The locomotive was leased to VMT by the St. Louis museum in May 2015 and was pulled dead-in-tow across Norfolk Southern trackage to Roanoke, arriving in time for the return of famed Class J steamer N&W No. 611 to operation in late May 2015. It was built in 1942 in Roanoke and was retired in 1959. It’s one of only two N&W 2-8-8-2s that survive. The other is at Illinois Railway Museum. The arrival of the Y6a also marked the reunion of the 611, the 2156, and N&W Class A No. 1218, the first such reunion of N&W’s three famed locomotive types built in Roanoke in more than a half-century. In exchange for the 2156, VMT loaned the National Transportation Museum its FTB diesel locomotive.
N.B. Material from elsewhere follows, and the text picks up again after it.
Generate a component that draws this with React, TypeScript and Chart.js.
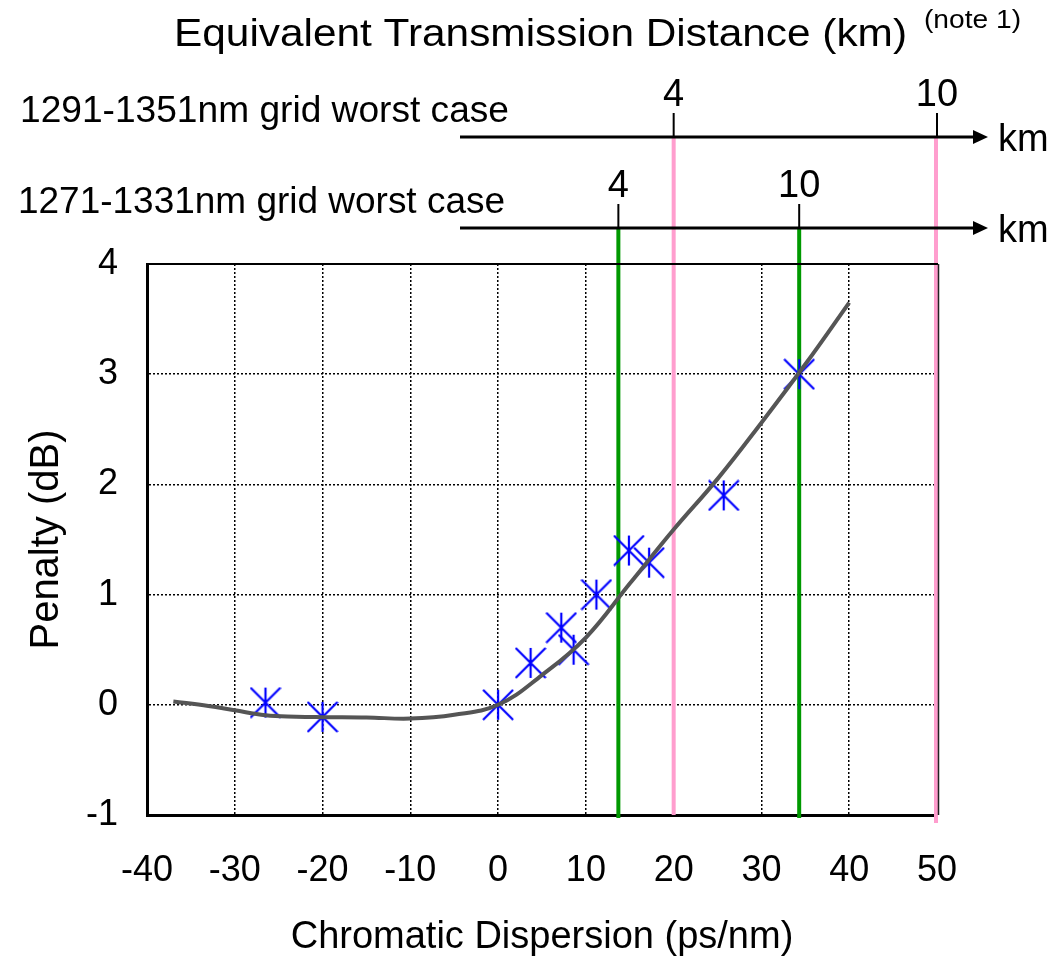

8 thoughts on “Will the Y6 stay in Roanoke or return to St. Louis? NEWSWIRE

  1. The E-8 would be a natural for the “treatment” NMT gives its collection. Outside… In the Sun… blistering heat and freezing cold… inauthentic paint and lettering.

  2. My home is St Louis and sounds like it would be nice to leave it in VA where it started and give us the Wabash E8, which is one of the railroads that called St Louis home. Friends and I saw the 2 engines at VMT and rode behind #611 on one of her excursion trips in 2015. My favorite steamer #1522 is already here and I wish I could see her running again. My parents worked for Frisco so of course she has a special place in my heart.

  3. The Wabash, along with the Missouri-Kansas-Texas, had its corporate headquarters in the Railway Exchange Building in downtown St Louis. The E8 would be at home in STL just as 2156 is now in Roanoke. It would be nice to repaint the E8 in its original paint scheme.

  4. Having seen all three Roanoke built locomotives in regular operation before they were retired and loving how well they worked for the N&W, my vote would be in favor of keeping them together in their birthplace. Magnificent specimens of the best of breed.

  5. I agree Gary Caramella. I think the E8 and the FTB could be traded for 2156. Especially as the shop in Roanoke has been scaled back, it’s nice to have the reminder of what once happened there. The FTB is a very rare beast in an of itself, but has much more interpretive value tied to the FTA at the NMT.

  6. I’ve been to the STL museum and it’s quite good. There is no shortage of interesting steam locos there, including a Big Boy. I agree with Gary that a Wabash E unit would be nice, if in fact VMT has it.

  7. 2156 belongs in Roanoke. Why doesn’t VMT propose a trade, give St.Louis the Wabash E unit and VMT keeps the 2156. The E unit fits better in St. Louis historically than the Y6-a does and will be a whole lot easier to move than 2156. 2156 was designed, built, operated and maintained in Roanoke; Roanoke is where she belongs.